• **Objective**: Repeat the records verbatim and leave the pictures out of your copy.

─── Material to process ───

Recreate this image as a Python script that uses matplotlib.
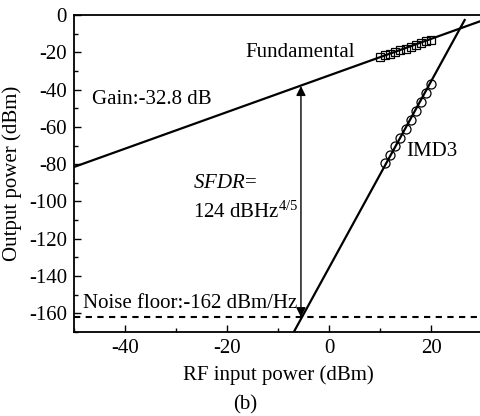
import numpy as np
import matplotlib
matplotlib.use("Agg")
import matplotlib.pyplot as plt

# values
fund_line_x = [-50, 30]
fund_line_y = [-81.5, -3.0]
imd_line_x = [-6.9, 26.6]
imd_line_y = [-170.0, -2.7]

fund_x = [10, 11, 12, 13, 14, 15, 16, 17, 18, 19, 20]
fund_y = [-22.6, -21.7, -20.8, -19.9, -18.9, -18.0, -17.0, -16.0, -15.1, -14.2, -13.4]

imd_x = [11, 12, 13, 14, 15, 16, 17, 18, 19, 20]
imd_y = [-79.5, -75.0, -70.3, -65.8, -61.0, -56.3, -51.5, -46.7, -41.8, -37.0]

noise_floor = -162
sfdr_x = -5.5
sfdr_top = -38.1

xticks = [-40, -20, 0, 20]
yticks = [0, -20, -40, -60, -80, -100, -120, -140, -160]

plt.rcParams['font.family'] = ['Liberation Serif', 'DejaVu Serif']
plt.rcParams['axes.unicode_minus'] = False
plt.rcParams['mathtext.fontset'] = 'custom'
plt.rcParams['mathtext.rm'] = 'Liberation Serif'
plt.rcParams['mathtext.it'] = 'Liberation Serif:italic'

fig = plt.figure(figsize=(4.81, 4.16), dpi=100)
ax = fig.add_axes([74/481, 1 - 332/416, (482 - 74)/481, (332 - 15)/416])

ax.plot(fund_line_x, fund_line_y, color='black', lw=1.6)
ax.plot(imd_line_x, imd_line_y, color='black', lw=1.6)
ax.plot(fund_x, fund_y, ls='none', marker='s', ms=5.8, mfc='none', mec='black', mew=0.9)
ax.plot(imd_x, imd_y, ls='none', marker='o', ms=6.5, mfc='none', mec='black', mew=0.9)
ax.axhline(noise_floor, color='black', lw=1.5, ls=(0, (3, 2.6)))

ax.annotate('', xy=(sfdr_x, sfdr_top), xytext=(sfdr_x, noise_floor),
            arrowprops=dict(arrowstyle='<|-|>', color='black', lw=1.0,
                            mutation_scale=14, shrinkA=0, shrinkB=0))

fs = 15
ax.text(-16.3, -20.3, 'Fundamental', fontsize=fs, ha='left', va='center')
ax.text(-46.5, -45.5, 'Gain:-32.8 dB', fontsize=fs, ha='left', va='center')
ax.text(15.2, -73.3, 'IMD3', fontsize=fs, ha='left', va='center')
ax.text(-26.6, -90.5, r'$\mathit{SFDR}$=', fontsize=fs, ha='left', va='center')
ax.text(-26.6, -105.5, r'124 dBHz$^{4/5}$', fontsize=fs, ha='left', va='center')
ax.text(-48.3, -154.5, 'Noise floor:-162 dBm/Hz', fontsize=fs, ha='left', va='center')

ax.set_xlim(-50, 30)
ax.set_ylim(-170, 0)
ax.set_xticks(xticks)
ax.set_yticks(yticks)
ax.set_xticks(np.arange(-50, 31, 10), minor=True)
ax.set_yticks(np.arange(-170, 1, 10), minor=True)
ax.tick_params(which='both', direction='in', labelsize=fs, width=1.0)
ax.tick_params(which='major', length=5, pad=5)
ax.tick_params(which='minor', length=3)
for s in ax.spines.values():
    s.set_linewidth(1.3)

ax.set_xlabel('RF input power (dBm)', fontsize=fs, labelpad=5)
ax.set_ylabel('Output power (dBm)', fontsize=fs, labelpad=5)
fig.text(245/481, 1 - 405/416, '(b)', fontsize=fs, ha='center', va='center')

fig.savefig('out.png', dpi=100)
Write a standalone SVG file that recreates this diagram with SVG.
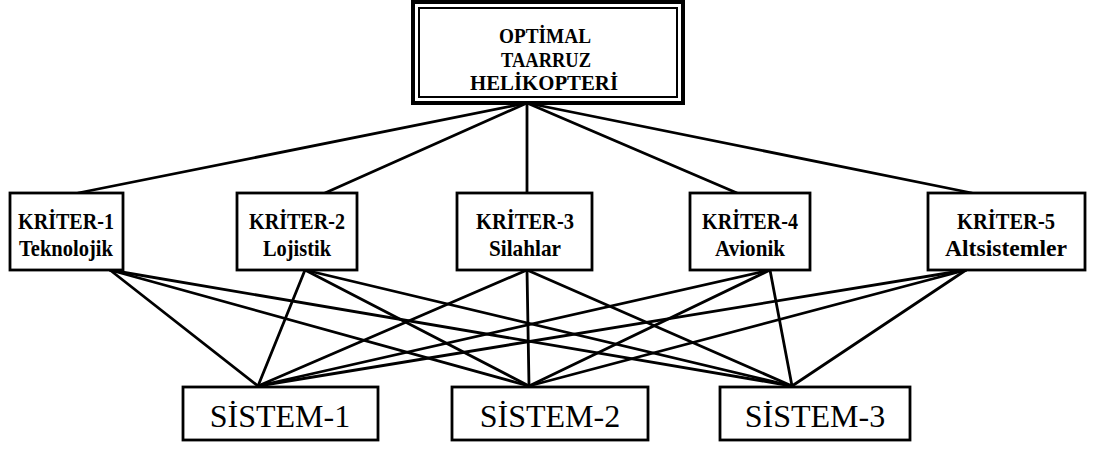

───

• **Solution to the exercise**:
Recreate this image as a Python script that uses matplotlib.
import numpy as np
import matplotlib
matplotlib.use("Agg")
import matplotlib.pyplot as plt

# values
fund_line_x = [-50, 30]
fund_line_y = [-81.5, -3.0]
imd_line_x = [-6.9, 26.6]
imd_line_y = [-170.0, -2.7]

fund_x = [10, 11, 12, 13, 14, 15, 16, 17, 18, 19, 20]
fund_y = [-22.6, -21.7, -20.8, -19.9, -18.9, -18.0, -17.0, -16.0, -15.1, -14.2, -13.4]

imd_x = [11, 12, 13, 14, 15, 16, 17, 18, 19, 20]
imd_y = [-79.5, -75.0, -70.3, -65.8, -61.0, -56.3, -51.5, -46.7, -41.8, -37.0]

noise_floor = -162
sfdr_x = -5.5
sfdr_top = -38.1

xticks = [-40, -20, 0, 20]
yticks = [0, -20, -40, -60, -80, -100, -120, -140, -160]

plt.rcParams['font.family'] = ['Liberation Serif', 'DejaVu Serif']
plt.rcParams['axes.unicode_minus'] = False
plt.rcParams['mathtext.fontset'] = 'custom'
plt.rcParams['mathtext.rm'] = 'Liberation Serif'
plt.rcParams['mathtext.it'] = 'Liberation Serif:italic'

fig = plt.figure(figsize=(4.81, 4.16), dpi=100)
ax = fig.add_axes([74/481, 1 - 332/416, (482 - 74)/481, (332 - 15)/416])

ax.plot(fund_line_x, fund_line_y, color='black', lw=1.6)
ax.plot(imd_line_x, imd_line_y, color='black', lw=1.6)
ax.plot(fund_x, fund_y, ls='none', marker='s', ms=5.8, mfc='none', mec='black', mew=0.9)
ax.plot(imd_x, imd_y, ls='none', marker='o', ms=6.5, mfc='none', mec='black', mew=0.9)
ax.axhline(noise_floor, color='black', lw=1.5, ls=(0, (3, 2.6)))

ax.annotate('', xy=(sfdr_x, sfdr_top), xytext=(sfdr_x, noise_floor),
            arrowprops=dict(arrowstyle='<|-|>', color='black', lw=1.0,
                            mutation_scale=14, shrinkA=0, shrinkB=0))

fs = 15
ax.text(-16.3, -20.3, 'Fundamental', fontsize=fs, ha='left', va='center')
ax.text(-46.5, -45.5, 'Gain:-32.8 dB', fontsize=fs, ha='left', va='center')
ax.text(15.2, -73.3, 'IMD3', fontsize=fs, ha='left', va='center')
ax.text(-26.6, -90.5, r'$\mathit{SFDR}$=', fontsize=fs, ha='left', va='center')
ax.text(-26.6, -105.5, r'124 dBHz$^{4/5}$', fontsize=fs, ha='left', va='center')
ax.text(-48.3, -154.5, 'Noise floor:-162 dBm/Hz', fontsize=fs, ha='left', va='center')

ax.set_xlim(-50, 30)
ax.set_ylim(-170, 0)
ax.set_xticks(xticks)
ax.set_yticks(yticks)
ax.set_xticks(np.arange(-50, 31, 10), minor=True)
ax.set_yticks(np.arange(-170, 1, 10), minor=True)
ax.tick_params(which='both', direction='in', labelsize=fs, width=1.0)
ax.tick_params(which='major', length=5, pad=5)
ax.tick_params(which='minor', length=3)
for s in ax.spines.values():
    s.set_linewidth(1.3)

ax.set_xlabel('RF input power (dBm)', fontsize=fs, labelpad=5)
ax.set_ylabel('Output power (dBm)', fontsize=fs, labelpad=5)
fig.text(245/481, 1 - 405/416, '(b)', fontsize=fs, ha='center', va='center')

fig.savefig('out.png', dpi=100)
Write a standalone SVG file that recreates this diagram with SVG.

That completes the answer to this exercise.